CPU and GPU submissions buffered? *spawn*

McHuj

Veteran
Supporter
What I don't understand is why isn't the CPU and GPU double buffered on frames: CPU process frame N, while GPU is rendering N-1, that way both have the full frame time to do their work. Obviously that introduces a frame latency, but at a high frame rate, I don't know if that would be perceptible? maybe?
 
What I don't understand is why isn't the CPU and GPU double buffered on frames: CPU process frame N, while GPU is rendering N-1, that way both have the full frame time to do their work. Obviously that introduces a frame latency, but at a high frame rate, I don't know if that would be perceptible? maybe?

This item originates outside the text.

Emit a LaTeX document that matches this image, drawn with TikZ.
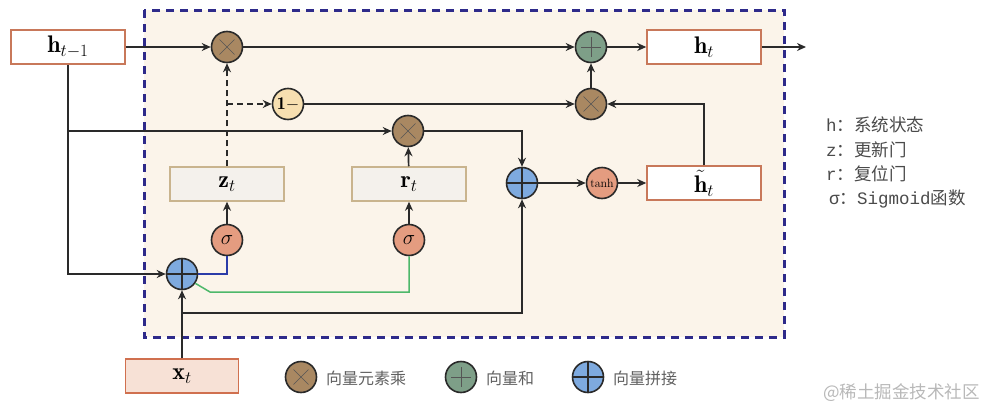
\documentclass[tikz,border=0pt]{standalone}
\usepackage{fontspec}
\usetikzlibrary{arrows.meta}
\newfontfamily\cjk{Noto Sans CJK SC}
\newfontfamily\monof{Liberation Mono}
\definecolor{bgc}{HTML}{FBF4EA}
\definecolor{framec}{HTML}{2E2A8A}
\definecolor{hborder}{HTML}{C8785A}
\definecolor{gborder}{HTML}{C9B48E}
\definecolor{gfill}{HTML}{F4F1EC}
\definecolor{xfill}{HTML}{F7E1D6}
\definecolor{xborder}{HTML}{D0704F}
\definecolor{mulc}{HTML}{A98862}
\definecolor{addc}{HTML}{7E9F88}
\definecolor{catc}{HTML}{7EAADF}
\definecolor{sigc}{HTML}{E49C80}
\definecolor{onec}{HTML}{F7DFB0}
\definecolor{linec}{HTML}{2A2A2A}
\definecolor{bluel}{HTML}{2B3BA8}
\definecolor{greenl}{HTML}{4DB86A}
\definecolor{legc}{HTML}{606060}
\definecolor{wmc}{HTML}{B8B8B8}
\begin{document}
\begin{tikzpicture}[x=1pt,y=-1pt,
  font=\fontsize{24}{28}\selectfont,
  circ/.style={circle, draw=linec, line width=1.6pt, minimum size=31pt, inner sep=0pt},
  mul/.style={circ, fill=mulc, path picture={\draw[linec!80, line width=0.6pt]
     ([shift={(-7.5pt,-7.5pt)}]path picture bounding box.center) -- ([shift={(7.5pt,7.5pt)}]path picture bounding box.center)
     ([shift={(-7.5pt,7.5pt)}]path picture bounding box.center) -- ([shift={(7.5pt,-7.5pt)}]path picture bounding box.center);}},
  add/.style={circ, fill=addc, path picture={\draw[linec!80, line width=0.6pt]
     ([shift={(-10pt,0pt)}]path picture bounding box.center) -- ([shift={(10pt,0pt)}]path picture bounding box.center)
     ([shift={(0pt,10pt)}]path picture bounding box.center) -- ([shift={(0pt,-10pt)}]path picture bounding box.center);}},
  cat/.style={circ, fill=catc, path picture={\draw[linec, line width=1.6pt]
     ([shift={(-16pt,0pt)}]path picture bounding box.center) -- ([shift={(16pt,0pt)}]path picture bounding box.center)
     ([shift={(0pt,16pt)}]path picture bounding box.center) -- ([shift={(0pt,-16pt)}]path picture bounding box.center);}},
  sig/.style={circ, fill=sigc, font=\fontsize{22}{22}\selectfont},
  onem/.style={circ, fill=onec, font=\fontsize{18}{18}\selectfont},
  hbox/.style={rectangle, draw=hborder, fill=white, line width=1.5pt, minimum width=114pt, minimum height=34pt, inner sep=0pt},
  gbox/.style={rectangle, draw=gborder, fill=gfill, line width=1.5pt, minimum width=114pt, minimum height=34pt, inner sep=0pt},
  xbox/.style={rectangle, draw=xborder, fill=xfill, line width=1.5pt, minimum width=113pt, minimum height=34pt, inner sep=0pt},
  arr/.style={draw=linec, line width=1.7pt, -{Stealth[length=9pt,width=8pt]}},
  dsh/.style={dash pattern=on 6pt off 4pt},
  legt/.style={anchor=west, text=legc, font=\cjk\fontsize{16}{18}\selectfont, inner sep=0pt},
  rlegt/.style={anchor=west, text=linec!85, font=\cjk\fontsize{17.5}{20}\selectfont, inner sep=0pt}
]
\useasboundingbox (0,0) rectangle (986,410);
% frame
\draw[fill=bgc, draw=framec, line width=3pt, dash pattern=on 8pt off 6pt] (144,10) rectangle (784,337);

% nodes
\node[hbox] (hprev) at (68,47) {$\mathbf{h}_{t-1}$};
\node[mul] (m1) at (227,47) {};
\node[add] (a1) at (591,47) {};
\node[hbox] (ht) at (704,47) {$\mathbf{h}_t$};
\coordinate (out) at (806,47);
\node[onem] (om) at (288,104) {$\mathbf{1}{-}$};
\node[mul] (m2) at (591,104) {};
\node[mul] (m3) at (408,131) {};
\node[cat] (c2) at (522,183) {};
\node[circ, fill=sigc] (th) at (602,183) {\fontsize{12}{12}\selectfont tanh};
\node[hbox] (htil) at (704,183) {$\tilde{\mathbf{h}}_t$};
\node[gbox] (zt) at (227,184) {$\mathbf{z}_t$};
\node[gbox] (rt) at (409,184) {$\mathbf{r}_t$};
\node[sig] (s1) at (227,240) {$\sigma$};
\node[sig] (s2) at (409,240) {$\sigma$};
\node[cat] (c1) at (182,274) {};
\node[xbox] (xt) at (182,376) {$\mathbf{x}_t$};

% coordinates
\coordinate (zb) at (227,104);
\coordinate (hb) at (68,131);
\coordinate (xb) at (182,313);
\coordinate (g1) at (210,292);

% connectors
\draw[arr] (hprev) -- (m1);
\draw[arr] (m1) -- (a1);
\draw[arr] (a1) -- (ht);
\draw[arr] (ht) -- (out);
\draw[arr, dsh] (zt) -- (m1);
\draw[arr, dsh] (zb) -- (om);
\draw[arr] (om) -- (m2);
\draw[arr] (m2) -- (a1);
\draw[arr] (htil.north) |- (m2);
\draw[arr] (hprev.south) |- (c1);
\draw[arr] (hb) -- (m3);
\draw[arr] (m3) -| (c2);
\draw[arr] (c2) -- (th);
\draw[arr] (th) -- (htil);
\draw[arr] (s1) -- (zt);
\draw[arr] (s2) -- (rt);
\draw[arr] (rt) -- (m3);
\draw[draw=bluel, line width=1.5pt] (c1.east) -| (s1.south);
\draw[draw=greenl, line width=1.5pt] (c1.-35) -- (g1) -| (s2.south);
\draw[arr] (xt.north) -- (c1);
\draw[arr] (xb) -| (c2);

% bottom legend
\node[mul] (lm) at (301,377) {};
\node[legt] (lmt) at (326,378) {向量元素乘};
\node[add] (la) at (461,377) {};
\node[legt] (lat) at (486,378) {向量和};
\node[cat] (lc) at (588,377) {};
\node[legt] (lct) at (613,378) {向量拼接};

% right legend
\node[rlegt] (l1) at (826,125) {{\monof h}：系统状态};
\node[rlegt] (l2) at (826,150) {{\monof z}：更新门};
\node[rlegt] (l3) at (826,174) {{\monof r}：复位门};
\node[rlegt] (l4) at (829,199) {{\monof σ}：{\monof Sigmoid}函数};

% watermark
\node[anchor=east, text=wmc, font=\cjk\fontsize{17.5}{20}\selectfont, inner sep=0pt] (wm) at (980,393) {@稀土掘金技术社区};
\end{tikzpicture}
\end{document}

We are slightly OT but worth spinning off. I would also like to know more from anyone who could provide insight into this, how swap chains or buffering is accounted for in processing time.
 
What I don't understand is why isn't the CPU and GPU double buffered on frames: CPU process frame N, while GPU is rendering N-1, that way both have the full frame time to do their work. Obviously that introduces a frame latency, but at a high frame rate, I don't know if that would be perceptible? maybe?

That is probably the most popular way of handling GPU submission on consoles, since it's simple and lets you fully parallelize the CPU and GPU. Some games use more complex setups where the CPU will send partial submissions to the GPU (D3D drivers often do this on Windows). Other games might even add an additional frame of latency in order to give the CPU more than a single frame's worth of time to complete its work.

The situation iroboto describes (CPU and GPU working in lockstep) isn't commonly used in games as far as I know, since it means one processor just stalls while the other is working. Even with both processors working in a parallel you can still have one bottleneck the other, since you'll typically have one wait for the other if it's running slow. In the ideal case both processors complete in the target frame time (16.6ms for 60fps, 33.3ms for 30fps) and you only wait for VSYNC (if you're using it).
 
That is probably the most popular way of handling GPU submission on consoles, since it's simple and lets you fully parallelize the CPU and GPU. Some games use more complex setups where the CPU will send partial submissions to the GPU (D3D drivers often do this on Windows). Other games might even add an additional frame of latency in order to give the CPU more than a single frame's worth of time to complete its work.

The situation iroboto describes (CPU and GPU working in lockstep) isn't commonly used in games as far as I know, since it means one processor just stalls while the other is working. Even with both processors working in a parallel you can still have one bottleneck the other, since you'll typically have one wait for the other if it's running slow. In the ideal case both processors complete in the target frame time (16.6ms for 60fps, 33.3ms for 30fps) and you only wait for VSYNC (if you're using it).

Thanks MJP. It didn't occur to me that this was occurring. So basically by the time the CPU finishes running through everything in Render() and all the draw calls were made, it's just going to back into Update() and continue forward. If the GPU completes the work in time it'll write into 1 of 2/3 back buffers and set the pointer there to draw the screen and swap as necessary. And while it's been doing this the CPU is actually still going forward.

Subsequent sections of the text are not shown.